Not engaging in profitable activity.
A business heading for trouble is unlikely to be operating at full strength; orders may not be coming in so there is no money with which to buy supplies, fittings, etc. In these situations employees will find things to occupy themselves and appear to be very busy. However, the activities they are engaged in may not be generating profits. Business owners must be very aware of their cost against profit equation to the extent that they know each day whether they have returned a profit or a loss. Leaders must make sure that employees stay focused on doing those tasks that will generate orders and increase sales.
Lowering the price of the product or service.
A business faced with problems may see lowering the price of the product or service as a way to stimulate the business. Business owners should resist this as the strong likelihood is that whatever the new price is, another company will undercut it. Rather than cutting prices a business should look at cost-effective ways it can add value to its product so that clients believe they are getting an excellent bargain for their money.

Check this 7 pricing strategies that will help you plan better

Worrying feedback.

Encouraging feedback should be part of a modern business’s standard process. Listening to feedback from staff, management, customers, clients, and suppliers can give an early indication that trouble is looming, enabling early mitigation of the problem.

All of the above can signal problems. In addition there are some very obvious signs.


It is ironic that when a business is doing well it seem to have access to an unlimited amount of funding whilst, when it is struggling, the opposite is often true. Behaviours that reveal that the company’s bankers have sensed something is wrong and has lost confidence include:

  • Refusing to increase overdrafts; which are usually at the limit in any case;
  • An increase in requests for information and more detailed monitoring by the bank of the business’s position.
  • Cheques are returned unpaid;
  • Applications to the Small Firms Loan Guarantee Scheme are refused;
  • Requests are made by the bank to directors for new or revised personal guarantees on lending; and
  • The bank looks for security in the form of company assets.
A business in trouble may experience difficulty in furnishing Companies House with the account information required on time, or at all. This is a clear sign of difficulties. Furthermore matters will be made worse as penalties for late submission will be levied.
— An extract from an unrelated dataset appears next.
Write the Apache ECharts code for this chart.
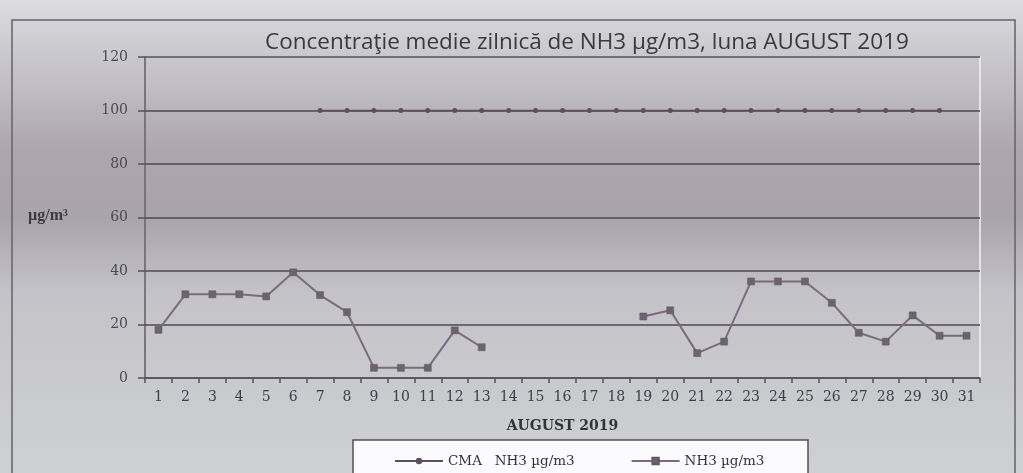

Problems with creditors can cause major headaches for businesses. A business that is unable to pay its creditors in full and on time sends out a strong message. This could lead to insolvency or a winding up petition. Furthermore, if a business can’t pay its debts, it is unlikely to have money for supplies to manufacture it’s product and therefore income falls further. It will also find that other avenues to new credit are closed. Business owners should take immediate action to deal with the following:

  • Inability to meet credit commitments;
  • The business is juggling remaining available credit and cash flow, using money from one source to pay an outstanding bill in another area. This just creates a problem in the area the money has come from;
  • The amount of time spent dealing with creditors is increasing as is the daily mail drop of creditor demands;
  • Bailiffs, debt collectors or sheriffs have visited the company premises;
  • HMRC is vociferously pursuing the company for PAYE and VAT arrears; and
  • Suppliers are unable to obtain Trade Insurance. This may mean they stop supplying the business which would effectively be the final nail in the coffin (this was what happened to Woolworth’s in 2008).
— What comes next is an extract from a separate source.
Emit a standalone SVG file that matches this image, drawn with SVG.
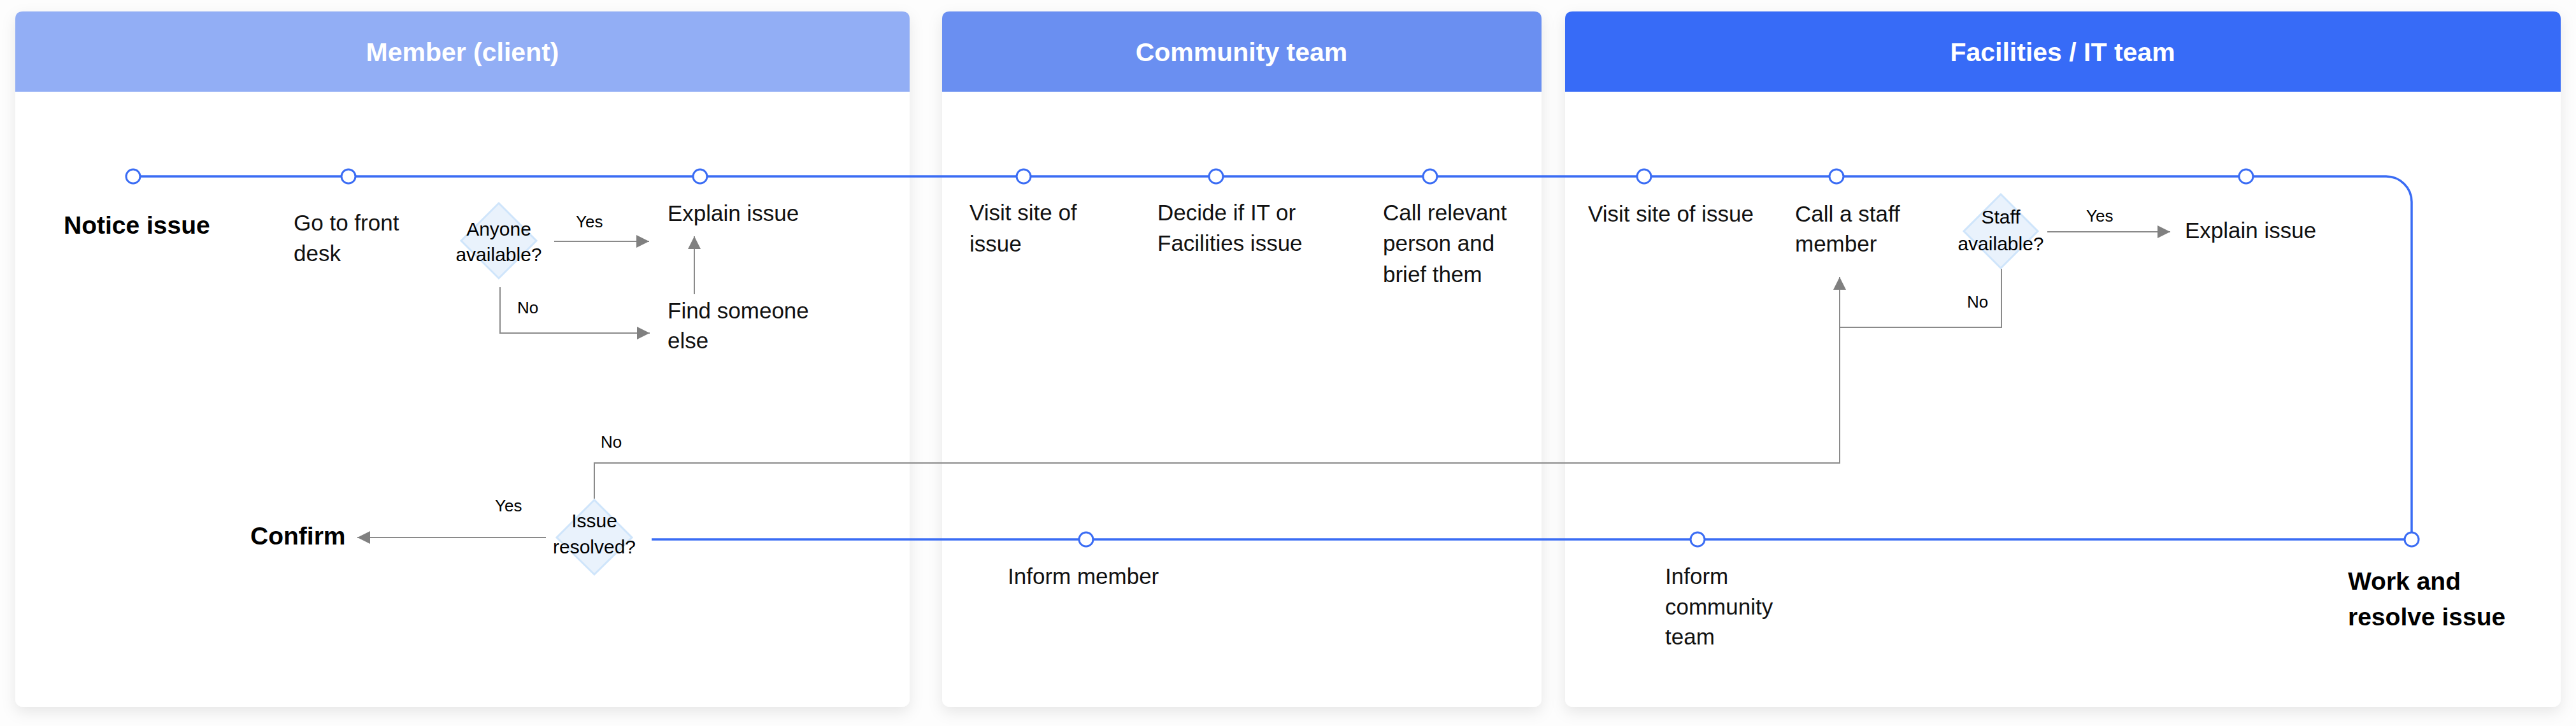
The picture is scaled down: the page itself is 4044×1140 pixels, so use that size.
<svg xmlns="http://www.w3.org/2000/svg" width="4044" height="1140" viewBox="0 0 4044 1140">
  <defs>
    <filter id="shadow" x="-5%" y="-5%" width="110%" height="115%">
      <feDropShadow dx="0" dy="8" stdDeviation="11" flood-color="#000" flood-opacity="0.09"/>
    </filter>
    <marker id="arrow" markerUnits="userSpaceOnUse" markerWidth="20" markerHeight="20" refX="20" refY="10" orient="auto">
      <path d="M0,0 L20,10 L0,20 Z" fill="#808080"/>
    </marker>
    <style>
      .title { font-family: "Liberation Sans", Arial, sans-serif; font-size: 41px; font-weight: bold; fill: #ffffff; text-anchor: middle; }
      .lbl { font-family: "Liberation Sans", Arial, sans-serif; font-size: 35px; fill: #111111; }
      .bold { font-family: "Liberation Sans", Arial, sans-serif; font-size: 39px; font-weight: bold; fill: #000000; }
      .dtext { font-family: "Liberation Sans", Arial, sans-serif; font-size: 30px; fill: #000000; text-anchor: middle; }
      .small { font-family: "Liberation Sans", Arial, sans-serif; font-size: 26px; fill: #000000; }
      .blue { fill: none; stroke: #3a6cf4; stroke-width: 3.5; }
      .gray { fill: none; stroke: #8a8a8a; stroke-width: 2; }
      .dot { fill: #ffffff; stroke: #3a6cf4; stroke-width: 3; }
      .diamond { fill: #e9f2fc; stroke: #cfe5fb; stroke-width: 3; }
      .panel { fill: #ffffff; filter: url(#shadow); }
    </style>
  </defs>

  <rect x="0" y="0" width="4044" height="1140" fill="#fdfdfd"/>

  <g id="lanes">
    <g id="lane-member">
      <rect class="panel" x="24" y="18" width="1404" height="1092" rx="12"/>
      <path d="M24 144 V30 Q24 18 36 18 H1416 Q1428 18 1428 30 V144 Z" fill="#92aef5"/>
      <text class="title" x="726" y="96">Member (client)</text>
    </g>
    <g id="lane-community">
      <rect class="panel" x="1479" y="18" width="941" height="1092" rx="12"/>
      <path d="M1479 144 V30 Q1479 18 1491 18 H2408 Q2420 18 2420 30 V144 Z" fill="#6a8ff1"/>
      <text class="title" x="1949" y="96">Community team</text>
    </g>
    <g id="lane-facilities">
      <rect class="panel" x="2457" y="18" width="1563" height="1092" rx="12"/>
      <path d="M2457 144 V30 Q2457 18 2469 18 H4008 Q4020 18 4020 30 V144 Z" fill="#376bf7"/>
      <text class="title" x="3238" y="96">Facilities / IT team</text>
    </g>
  </g>

  <g id="connectors">
    <path class="blue" d="M209 277 H3746 A40 40 0 0 1 3786 317 V847"/>
    <path class="blue" d="M1023 847 H3786"/>
    <path class="gray" d="M870 379 H1019" marker-end="url(#arrow)"/>
    <path class="gray" d="M785 451 V523 H1020" marker-end="url(#arrow)"/>
    <path class="gray" d="M1090 462 V371" marker-end="url(#arrow)"/>
    <path class="gray" d="M857 844 H561" marker-end="url(#arrow)"/>
    <path class="gray" d="M933 783 V727 H2888 V435" marker-end="url(#arrow)"/>
    <path class="gray" d="M3142 422 V514 H2888"/>
    <path class="gray" d="M3214 364 H3407" marker-end="url(#arrow)"/>
    <text class="small" x="904" y="357">Yes</text>
    <text class="small" x="812" y="492">No</text>
    <text class="small" x="777" y="803">Yes</text>
    <text class="small" x="943" y="703">No</text>
    <text class="small" x="3275" y="348">Yes</text>
    <text class="small" x="3088" y="483">No</text>
  </g>

  <g id="nodes">
    <g id="n-notice">
      <circle class="dot" cx="209" cy="277" r="11"/>
      <text class="bold" x="100" y="367">Notice issue</text>
    </g>
    <g id="n-frontdesk">
      <circle class="dot" cx="547" cy="277" r="11"/>
      <text class="lbl" x="461" y="362">Go to front</text>
      <text class="lbl" x="461" y="410">desk</text>
    </g>
    <g id="d-anyone">
      <polygon class="diamond" points="783,319 842,378 783,437 724,378"/>
      <text class="dtext" x="783" y="370">Anyone</text>
      <text class="dtext" x="783" y="410">available?</text>
    </g>
    <g id="n-explain1">
      <circle class="dot" cx="1099" cy="277" r="11"/>
      <text class="lbl" x="1048" y="347">Explain issue</text>
    </g>
    <g id="n-findsomeone">
      <text class="lbl" x="1048" y="500">Find someone</text>
      <text class="lbl" x="1048" y="547">else</text>
    </g>
    <g id="n-visit1">
      <circle class="dot" cx="1607" cy="277" r="11"/>
      <text class="lbl" x="1522" y="346">Visit site of</text>
      <text class="lbl" x="1522" y="395">issue</text>
    </g>
    <g id="n-decide">
      <circle class="dot" cx="1909" cy="277" r="11"/>
      <text class="lbl" x="1817" y="346">Decide if IT or</text>
      <text class="lbl" x="1817" y="394">Facilities issue</text>
    </g>
    <g id="n-callrelevant">
      <circle class="dot" cx="2245" cy="277" r="11"/>
      <text class="lbl" x="2171" y="346">Call relevant</text>
      <text class="lbl" x="2171" y="394">person and</text>
      <text class="lbl" x="2171" y="443">brief them</text>
    </g>
    <g id="n-visit2">
      <circle class="dot" cx="2581" cy="277" r="11"/>
      <text class="lbl" x="2493" y="348">Visit site of issue</text>
    </g>
    <g id="n-callstaff">
      <circle class="dot" cx="2883" cy="277" r="11"/>
      <text class="lbl" x="2818" y="348">Call a staff</text>
      <text class="lbl" x="2818" y="395">member</text>
    </g>
    <g id="d-staff">
      <polygon class="diamond" points="3141,305 3199,363 3141,421 3083,363"/>
      <text class="dtext" x="3141" y="351">Staff</text>
      <text class="dtext" x="3141" y="393">available?</text>
    </g>
    <g id="n-explain2">
      <circle class="dot" cx="3526" cy="277" r="11"/>
      <text class="lbl" x="3430" y="374">Explain issue</text>
    </g>
    <g id="n-work">
      <circle class="dot" cx="3786" cy="847" r="11"/>
      <text class="bold" x="3686" y="926">Work and</text>
      <text class="bold" x="3686" y="982">resolve issue</text>
    </g>
    <g id="n-informcommunity">
      <circle class="dot" cx="2665" cy="847" r="11"/>
      <text class="lbl" x="2614" y="917">Inform</text>
      <text class="lbl" x="2614" y="965">community</text>
      <text class="lbl" x="2614" y="1012">team</text>
    </g>
    <g id="n-informmember">
      <circle class="dot" cx="1705" cy="847" r="11"/>
      <text class="lbl" x="1582" y="917">Inform member</text>
    </g>
    <g id="d-resolved">
      <polygon class="diamond" points="933,785 992,844 933,902 874,844"/>
      <text class="dtext" x="933" y="828">Issue</text>
      <text class="dtext" x="933" y="869">resolved?</text>
    </g>
    <g id="n-confirm">
      <text class="bold" x="393" y="855">Confirm</text>
    </g>
  </g>
</svg>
Business problems can reverberate across the shop floor or through an office very quickly. Indications from staff that things are looking bleak for them include:

  • High staff turnover, and with it loss of experience;
  • An increase in internal strife and factionalism;
  • Increases in sick absence and absenteeism;
  • A feeling among staff that nothing is going right; and
  • Low morale.
Personal signs.

If, as a business owner or company director, you no longer look forward to going to work in your business then something is clearly wrong. Other signs include:

  • A reluctance or failure to open post;
  • Instructing secretaries not to put calls through to you, particularly if they are from creditors or irate suppliers who want paying;
  • You haven’t paid yourself for sometime and are living off personal funds;
  • You are not sleeping; and
  • Your mood is affecting your personal relationships.

It is crucial that as soon as problems emerge you deal with them. When a business goes into liquidation the behaviour of directors is examined and if they have behaved improperly by ignoring signs of business failure they can be disqualified from acting as a director in future, or even face more severe penalties such as personal liability for debts.